In a letter he tweeted on Wednesday, Oklahoma Secretary of Education Ryan Walters called on the state board of education to revoke the teaching certificate of Summer Boismier, a former teacher at Norman High School.
Days earlier, Boismier resigned her position at the school following a complaint from a parent who suggested that Boismier had made political comments in the classroom.
According to the Norman Transcript, Boismier put paper over her classroom bookshelves with the message, “Books the state doesn’t want you to read,” in response to HB 1775, a state law enacted in May that restricts what public school educators can say about race and gender.
Boismier also posted a QR code that directed students to the Brooklyn Public Library’s Books Unbanned project, which gives young people across the country access to books that may be outlawed in their schools.
Republican-led states like Oklahoma are increasingly banning specific books or attempting to limit the discussion of topics such as race and sexuality in schools.
Boismier declined NPR’s request for comment about Walters’ call to revoke her teaching certificate.
She previously told Gothamist that posting the QR code for her 10th-grade students was an effort to allow them to read materials that were restricted by the state.
“I saw this as an opportunity for my kids who were seeing their stories hidden to skirt that directive,” she said. “Nowhere in my directives did it say we can’t put a QR code on a wall.”
Wes Moody, a spokesperson for Norman Public Schools, said the issue did not center around the QR code Boismier displayed in the classroom, but didn’t specify what the issue was.
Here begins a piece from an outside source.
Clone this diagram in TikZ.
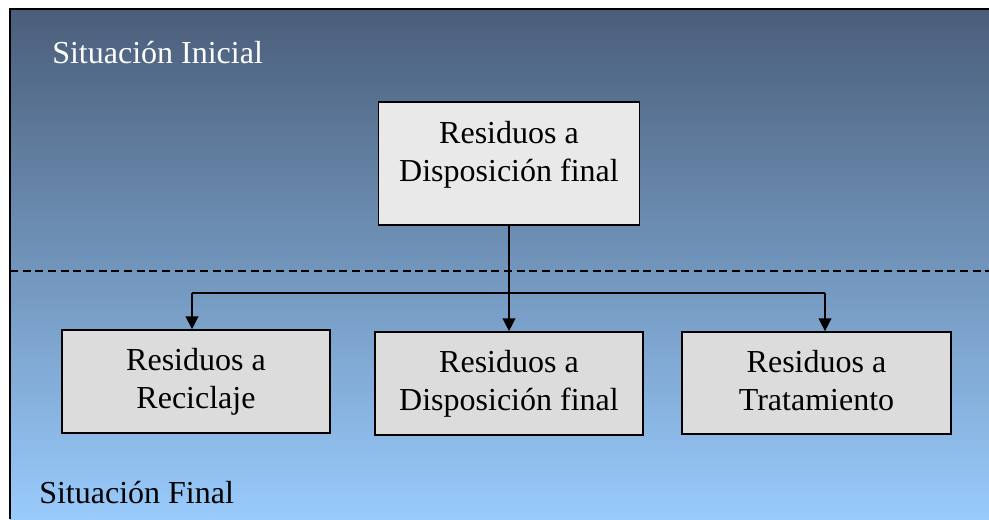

A statement from the district alleged that Boismier made “personal political statements” and made a “political display” in the classroom.
But Walters, in his letter, suggested that Boismier gave students access to “banned and pornographic” material – without giving specifics – and cited that as justification to revoke her teaching certificate. “There is no place for a teacher with a liberal political agenda in the classroom,” he said, adding that officials must “ensure she doesn’t go to another district and do the same thing.”
Walters did not reply to NPR’s request for an interview.
Rob Crissinger, a spokesperson for the Oklahoma State Department of Education, told NPR that the department is not currently planning to file an application to revoke Boismier’s teaching certificate.
“There is a process in place, and we understand Norman is reviewing this matter at the local level at this time,” Crissinger said. “Based on their review, we will proceed accordingly but there is no reason to speculate on anything regarding Norman Public Schools until their local review is concluded.”
Moody said Norman High School students never had access to pornographic material and added that the district had no response to Walters’ letter.
The district, in its statement about Boismier’s resignation, said some colleagues shared her concerns about HB 1775. “Like many educators the teacher has concerns regarding censorship and book removal by the Oklahoma state legislature,” the statement said. “However, as has always been our expectation, we want our classrooms to be places where ALL students feel welcome.”
If Boismier were to face any discipline from the state board of education, she would be the first teacher to do so for violating HB 1775, according to NPR member station KOSU.
Linda E. Johnson, president and CEO of Brooklyn Public Library, said in a statement to NPR that the library continued to support Boismier.
“The democratic principles on which both our nation and public libraries were founded include the right of every individual to seek information from all points of view,” Johnson said. “Brooklyn Public Library stands firmly with Summer Boismier and all who champion free expression, intellectual freedom, and the right to read.”